While NFL veterans say off-the-books incentives have been around for years, and some current players claim tough talk about hitting opponents where they are injured happens in locker rooms throughout the league, Goodell responded to the Saints case by handing out unprecedented penalties.

In addition to upholding Payton’s suspension, which begins next Monday and runs through the Super Bowl in February 2013 — by coincidence, in New Orleans — Goodell also affirmed suspensions of eight games for Saints general manager Mickey Loomis and six games for assistant head coach Joe Vitt. He also kept in place a $500,000 fine for the franchise and the loss of draft picks this year and next.

Loomis, who along with the team declined comment Monday, and Vitt begin their suspensions after the preseason ends. Former defensive coordinator Gregg Williams, who left the Saints in January to join the St. Louis Rams, ran the bounty program and has been suspended indefinitely. He did not appeal.

Suspensions for New Orleans players who participated in the bounty pool could be coming within days.
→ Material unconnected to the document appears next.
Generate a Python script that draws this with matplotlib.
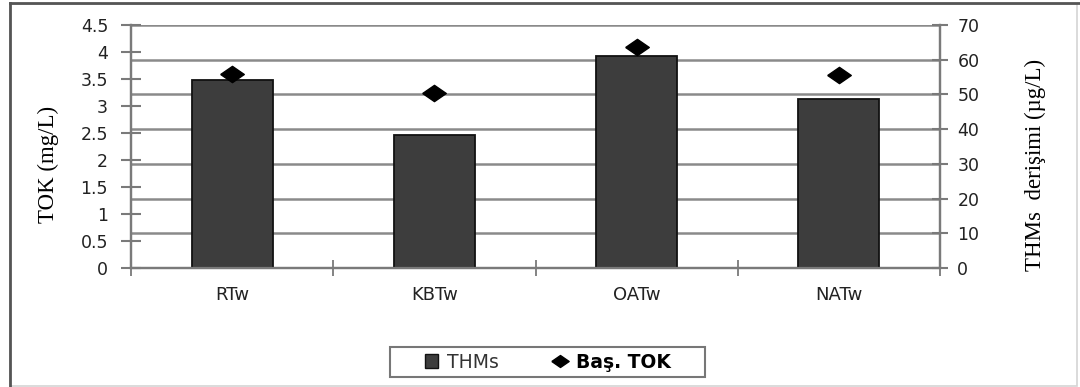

Goodell set a precedent last season when he made Lions defensive tackle Ndamukong Suh sit out for two games after stomping on an opponent, and Steelers linebacker James Harrison one game for a brutal tackle that gave Browns quarterback Colt McCoy a concussion.

The NFL has said as many as 27 players also could be sanctioned in the scandal. That might include former Saints defensive regulars who have signed elsewhere.

Goodell said he would consider modifying the forfeiture of the team’s 2013 second-round draft choice, perhaps to a lower round.